I have yet to notice anythig different about the time to pour soy sauce in a dish. In any case, soy sauce first, then salt.
Unless you happen to have made a soup that taste bland (we all make mistakes), then a dash of soy sauce can help.Most East Asian recipes that I have made include soy sauce as an ingredient in some form. That doesn’t mean that soy sauce is only for Asian dishes. I’ve made steak fajitas and steak phillys with soy sauce as well.
I use soy sauce as a sort of liquid seasoning. It adds a good amount of salt, when I need it in a marinade. though, mostly, I’ve moved to fish sauce, instead. Fish sauce (and thai food in general) has a lot of similar flavors to mexican food in general, to the point that the Abuela next door uses fish sauce in her cooking… for just about everything.
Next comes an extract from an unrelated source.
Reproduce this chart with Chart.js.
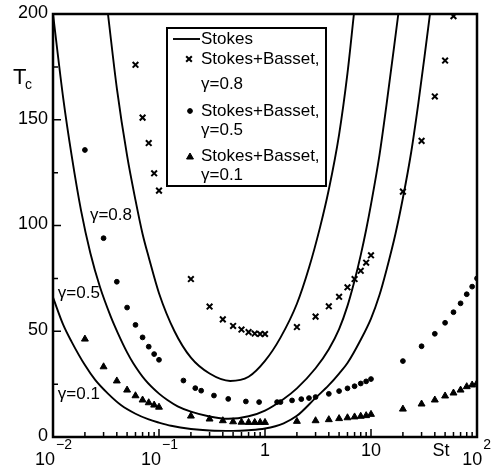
<!DOCTYPE html>
<html>
<head>
<meta charset="utf-8">
<script src="https://cdn.jsdelivr.net/npm/chart.js@4.4.1/dist/chart.umd.min.js"></script>
<style>
  html, body { margin: 0; padding: 0; background: #fff; }
  #wrap { width: 492px; height: 473px; }
</style>
</head>
<body>
<div id="wrap"><canvas id="chart" width="492" height="473"></canvas></div>
<script>
// Stokes curves
var stokes08St = [0.033, 0.04, 0.05, 0.06, 0.07, 0.08, 0.1, 0.14, 0.2, 0.3, 0.47, 0.7, 1.0, 1.4, 2.0, 2.6, 3.3, 4.0, 5.0, 6.0, 6.9];
var stokes08T  = [200, 165, 133, 112, 96, 85, 68, 50, 37.5, 30, 26.5, 28.5, 36, 47, 63, 80, 99, 117, 143, 172, 200];

var stokes05St = [0.01, 0.0125, 0.015, 0.0184, 0.0225, 0.0277, 0.035, 0.041, 0.05, 0.057, 0.074, 0.1, 0.12, 0.15, 0.2, 0.3, 0.45, 0.7, 1.0, 1.5, 2.0, 3.0, 4.0, 5.0, 6.0, 7.0, 8.0, 9.0, 10, 12, 14, 18.1];
var stokes05T  = [200, 160, 133, 107, 87, 71, 57, 49, 40, 35, 27, 20.5, 17.5, 14.5, 12, 9.7, 8.6, 9.8, 12.5, 18, 23, 32.5, 41.5, 51, 62, 74, 86, 98, 110, 133, 157, 200];

var stokes01St = [0.01, 0.0125, 0.015, 0.02, 0.025, 0.033, 0.044, 0.06, 0.08, 0.1, 0.13, 0.2, 0.3, 0.5, 0.7, 1.0, 1.5, 2.0, 3.0, 4.0, 5.0, 6.0, 8.0, 10, 12, 14, 17, 20, 24, 28, 32, 36];
var stokes01T  = [66, 53, 45, 34, 27, 20.5, 15, 11, 8.3, 6.8, 5.3, 3.8, 3.1, 2.9, 3.2, 4, 6.5, 10, 18.5, 24.5, 30, 35, 46, 56, 67, 79, 96, 113, 135, 158, 180, 200];

// Stokes+Basset points
var basset08St = [0.06, 0.07, 0.08, 0.09, 0.1, 0.2, 0.3, 0.4, 0.5, 0.6, 0.7, 0.8, 0.9, 1, 2, 3, 4, 5, 6, 7, 8, 9, 10, 20, 30, 40, 50, 60];
var basset08T  = [176, 151, 139, 124.7, 116.5, 74.7, 61.7, 55.6, 52.5, 50.8, 49.6, 48.9, 48.7, 48.7, 52, 56.9, 61.8, 66.3, 70.8, 74.7, 78.6, 82.4, 85.9, 116, 140, 161, 178, 199];

var basset05St = [0.02, 0.03, 0.04, 0.05, 0.06, 0.07, 0.08, 0.09, 0.1, 0.17, 0.22, 0.25, 0.33, 0.45, 0.66, 0.88, 1.3, 1.4, 1.8, 2.2, 2.6, 3, 4, 5, 6, 7, 8, 9, 10, 20, 30, 40, 50, 60, 70, 80, 90, 100];
var basset05T  = [135.7, 94, 73.4, 61.2, 53, 47.1, 42.7, 39.2, 36.5, 26.7, 23.1, 21.9, 19.6, 18, 16.8, 16.5, 16.5, 16.5, 17.3, 17.9, 18.4, 18.9, 20.4, 21.7, 23, 24, 25.3, 26.3, 27.4, 35.9, 42.9, 48.8, 54, 59, 63.2, 67.5, 71.1, 75];

var basset01St = [0.02, 0.03, 0.04, 0.05, 0.06, 0.07, 0.08, 0.09, 0.1, 0.2, 0.3, 0.4, 0.5, 0.6, 0.7, 0.8, 0.9, 1, 2, 3, 4, 5, 6, 7, 8, 9, 10, 20, 30, 40, 50, 60, 70, 80, 90, 100];
var basset01T  = [46.3, 33.2, 26.5, 22.2, 19.5, 17.5, 16.2, 15.1, 14.1, 9.9, 8.5, 7.7, 7.2, 7.0, 6.9, 6.9, 6.9, 6.9, 7.4, 7.7, 8.2, 8.7, 9.1, 9.5, 9.8, 10.1, 10.7, 13.2, 15.6, 17.5, 19.4, 20.8, 22.2, 23.8, 24.6, 25.4];

// axes
var yTicks = [0, 50, 100, 150, 200];
var yMinor = [25, 75, 125, 175];
var xDecades = [0.01, 0.1, 1, 10, 100];
var xTickBase = ['10', '10', '1', '10', '10'];
var xTickExp = ['\u22122', '\u22121', '', '', '2'];

var FONT = '"Liberation Sans", Arial, sans-serif';

function pts(xs, ys) {
  return xs.map(function(x, i) { return {x: x, y: ys[i]}; });
}

function stokesLine(xs, ys) {
  return {
    data: pts(xs, ys), showLine: true, pointRadius: 0,
    borderColor: '#000', borderWidth: 1.9,
    cubicInterpolationMode: 'monotone'
  };
}

function markers(xs, ys, style, r, bw) {
  return {
    data: pts(xs, ys), showLine: false, pointStyle: style, pointRadius: r,
    pointBorderWidth: bw, pointBorderColor: '#000', pointBackgroundColor: '#000'
  };
}

var decor = {
  id: 'decor',
  afterDraw: function(chart) {
    var ctx = chart.ctx, a = chart.chartArea;
    var xs = chart.scales.x, ys = chart.scales.y;
    ctx.save();
    ctx.strokeStyle = '#000';
    ctx.fillStyle = '#000';

    // inward ticks
    ctx.lineWidth = 1.5;
    ctx.beginPath();
    yTicks.forEach(function(v) {
      var y = ys.getPixelForValue(v);
      ctx.moveTo(a.left, y); ctx.lineTo(a.left + 8, y);
    });
    yMinor.forEach(function(v) {
      var y = ys.getPixelForValue(v);
      ctx.moveTo(a.left, y); ctx.lineTo(a.left + 5, y);
    });
    xDecades.forEach(function(d, i) {
      var x = xs.getPixelForValue(d);
      ctx.moveTo(x, a.bottom); ctx.lineTo(x, a.bottom - 8);
      if (i < xDecades.length - 1) {
        for (var k = 2; k <= 9; k++) {
          var xm = xs.getPixelForValue(d * k);
          ctx.moveTo(xm, a.bottom); ctx.lineTo(xm, a.bottom - 5);
        }
      }
    });
    ctx.stroke();

    // frame
    ctx.lineWidth = 2.5;
    ctx.strokeRect(a.left, a.top, a.right - a.left, a.bottom - a.top);

    // y tick labels
    ctx.font = '18px ' + FONT;
    ctx.textAlign = 'right';
    ctx.textBaseline = 'middle';
    yTicks.forEach(function(v) {
      ctx.fillText(String(v), a.left - 5, ys.getPixelForValue(v) - 1);
    });

    // x tick labels
    ctx.textAlign = 'left';
    xDecades.forEach(function(d, i) {
      var x = xs.getPixelForValue(d);
      ctx.font = '18px ' + FONT;
      var w1 = ctx.measureText(xTickBase[i]).width;
      if (!xTickExp[i]) {
        ctx.fillText(xTickBase[i], x - w1 / 2, a.bottom + 14);
        return;
      }
      ctx.font = '14px ' + FONT;
      var w2 = ctx.measureText(xTickExp[i]).width;
      var x0 = Math.min(x - (w1 + w2) / 2, chart.width - 2 - w1 - w2);
      ctx.font = '18px ' + FONT;
      ctx.fillText(xTickBase[i], x0, a.bottom + 23);
      ctx.font = '14px ' + FONT;
      ctx.fillText(xTickExp[i], x0 + w1 + 1, a.bottom + 8);
    });
    ctx.font = '18px ' + FONT;
    ctx.fillText('St', xs.getPixelForValue(38), a.bottom + 14);

    // y axis title
    ctx.font = '22px ' + FONT;
    ctx.fillText('T', 13, 78);
    ctx.font = '14px ' + FONT;
    ctx.fillText('c', 25, 85);

    // curve labels
    ctx.font = '17px ' + FONT;
    ctx.fillText('\u03b3=0.8', xs.getPixelForValue(0.0223), ys.getPixelForValue(105));
    ctx.fillText('\u03b3=0.5', xs.getPixelForValue(0.0111), ys.getPixelForValue(68));
    ctx.fillText('\u03b3=0.1', xs.getPixelForValue(0.0111), ys.getPixelForValue(20));

    // legend box
    var L = 167, T = 28, R = 326, B = 186;
    ctx.fillStyle = '#fff';
    ctx.fillRect(L, T, R - L, B - T);
    ctx.lineWidth = 2;
    ctx.strokeRect(L, T, R - L, B - T);
    ctx.fillStyle = '#000';
    ctx.lineWidth = 1.9;
    ctx.beginPath();
    ctx.moveTo(173, 39); ctx.lineTo(200, 39);
    ctx.stroke();
    var tx = 201;
    ctx.fillText('Stokes', tx, 39);
    ctx.fillText('Stokes+Basset,', tx, 59);
    ctx.fillText('\u03b3=0.8', tx, 84);
    ctx.fillText('Stokes+Basset,', tx, 111);
    ctx.fillText('\u03b3=0.5', tx, 130);
    ctx.fillText('Stokes+Basset,', tx, 156);
    ctx.fillText('\u03b3=0.1', tx, 175);
    var dp = Chart.helpers.drawPoint;
    ctx.lineWidth = 2;
    dp(ctx, {pointStyle: 'crossRot', radius: 4, borderWidth: 2, rotation: 0}, 189, 59);
    ctx.lineWidth = 1;
    dp(ctx, {pointStyle: 'circle', radius: 2.4, borderWidth: 1, rotation: 0}, 190, 111);
    dp(ctx, {pointStyle: 'triangle', radius: 4, borderWidth: 1, rotation: 0}, 190, 157);
    ctx.restore();
  }
};

new Chart(document.getElementById('chart'), {
  type: 'scatter',
  data: {
    datasets: [
      stokesLine(stokes08St, stokes08T),
      stokesLine(stokes05St, stokes05T),
      stokesLine(stokes01St, stokes01T),
      markers(basset08St, basset08T, 'crossRot', 4, 2),
      markers(basset05St, basset05T, 'circle', 2.4, 1),
      markers(basset01St, basset01T, 'triangle', 4, 1)
    ]
  },
  options: {
    responsive: false,
    animation: false,
    devicePixelRatio: 1,
    layout: { padding: { left: 53, top: 14, right: 15, bottom: 36 } },
    plugins: { legend: { display: false }, tooltip: { enabled: false } },
    scales: {
      x: { type: 'logarithmic', min: 0.01, max: 100, display: false },
      y: { type: 'linear', min: 0, max: 200, display: false }
    }
  },
  plugins: [decor]
});
</script>
</body>
</html>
(She’s a wonderful woman. And I’m not just saying that because she just came over and dropped off about three dozen tammales, or because we have a deal where I give her freshly-grown tomatoes and I get back some salsas and pico.) (though it doesn’t really hurt.)
I use tamari (soy sauce?) or miso in place of salt often. People love my cornbread. The amount of sodium is the same on my case, and if you tell folks they won’t eat it but will love it otherwise (but clear food allergies first!).